Chemical Kinetics: Numerical Problems Set (3)

Question

For a first-order reaction, the half-life is $30\text{ min}$. Calculate the time required for $75\%$ of the reactant to decompose.

Solution — Step by Step

Why This Works

For a first-order reaction, the half-life is constant — every $t_{1/2}$, the concentration drops to half. So after one half-life, $[A] = [A]_0/2$ ($50\%$ decomposed). After two half-lives, $[A] = [A]_0/4$ ($75\%$ decomposed). After three, $[A] = [A]_0/8$ ($87.5\%$). The time for $75\%$ decomposition is exactly $2 t_{1/2}$.
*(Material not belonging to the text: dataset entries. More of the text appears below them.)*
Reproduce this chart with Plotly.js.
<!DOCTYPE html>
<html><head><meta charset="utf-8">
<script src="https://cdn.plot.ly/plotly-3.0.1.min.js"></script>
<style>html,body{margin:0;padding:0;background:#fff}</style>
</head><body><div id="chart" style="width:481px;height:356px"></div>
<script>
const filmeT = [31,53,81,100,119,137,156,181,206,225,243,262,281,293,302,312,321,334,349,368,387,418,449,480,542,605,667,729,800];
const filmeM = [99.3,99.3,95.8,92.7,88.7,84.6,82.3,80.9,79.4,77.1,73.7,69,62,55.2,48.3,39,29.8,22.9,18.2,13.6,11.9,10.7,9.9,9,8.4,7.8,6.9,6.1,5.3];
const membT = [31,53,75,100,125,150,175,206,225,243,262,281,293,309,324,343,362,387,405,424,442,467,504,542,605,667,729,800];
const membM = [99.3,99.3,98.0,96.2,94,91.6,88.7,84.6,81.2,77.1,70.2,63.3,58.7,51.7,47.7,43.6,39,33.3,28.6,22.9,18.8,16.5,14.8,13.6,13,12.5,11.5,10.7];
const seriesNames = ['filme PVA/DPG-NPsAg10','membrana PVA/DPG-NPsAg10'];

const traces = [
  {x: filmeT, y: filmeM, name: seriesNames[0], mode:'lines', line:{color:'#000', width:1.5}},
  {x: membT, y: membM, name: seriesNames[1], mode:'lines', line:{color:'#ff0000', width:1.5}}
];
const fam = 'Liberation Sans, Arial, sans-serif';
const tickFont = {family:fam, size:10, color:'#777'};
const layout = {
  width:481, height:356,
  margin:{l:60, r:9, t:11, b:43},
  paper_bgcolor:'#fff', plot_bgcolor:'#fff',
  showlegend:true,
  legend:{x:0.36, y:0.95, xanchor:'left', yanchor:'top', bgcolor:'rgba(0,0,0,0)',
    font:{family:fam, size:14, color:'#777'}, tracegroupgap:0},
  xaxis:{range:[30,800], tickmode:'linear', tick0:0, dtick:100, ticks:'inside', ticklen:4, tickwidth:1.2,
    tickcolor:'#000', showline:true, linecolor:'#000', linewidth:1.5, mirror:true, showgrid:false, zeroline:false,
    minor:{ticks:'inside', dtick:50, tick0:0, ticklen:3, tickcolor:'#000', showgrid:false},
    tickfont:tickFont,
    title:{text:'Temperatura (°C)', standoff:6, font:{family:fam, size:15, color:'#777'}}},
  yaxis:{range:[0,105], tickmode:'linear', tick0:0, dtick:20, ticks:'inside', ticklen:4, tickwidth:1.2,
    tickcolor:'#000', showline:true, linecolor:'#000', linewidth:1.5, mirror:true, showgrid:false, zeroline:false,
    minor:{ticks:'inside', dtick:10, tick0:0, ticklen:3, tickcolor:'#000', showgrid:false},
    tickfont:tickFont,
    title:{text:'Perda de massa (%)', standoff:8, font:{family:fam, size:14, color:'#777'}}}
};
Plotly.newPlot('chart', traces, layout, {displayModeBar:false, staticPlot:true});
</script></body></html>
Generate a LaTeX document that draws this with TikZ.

This logarithmic decay is unique to first-order kinetics. Zero-order and second-order reactions have half-lives that depend on starting concentration.

Alternative Method

Use the doubling shortcut directly. $75\%$ decomposed = $25\%$ remaining = $1/4$ of original = $(1/2)^2$. So we need 2 half-lives. $2 \times 30 = 60\text{ min}$. Done — no need for logarithms.

Common Mistake

Confusing first-order with zero-order or second-order half-life formulas. Only first-order has a half-life independent of $[A]_0$. For zero-order, $t_{1/2} = [A]_0/(2k)$. For second-order, $t_{1/2} = 1/(k[A]_0)$.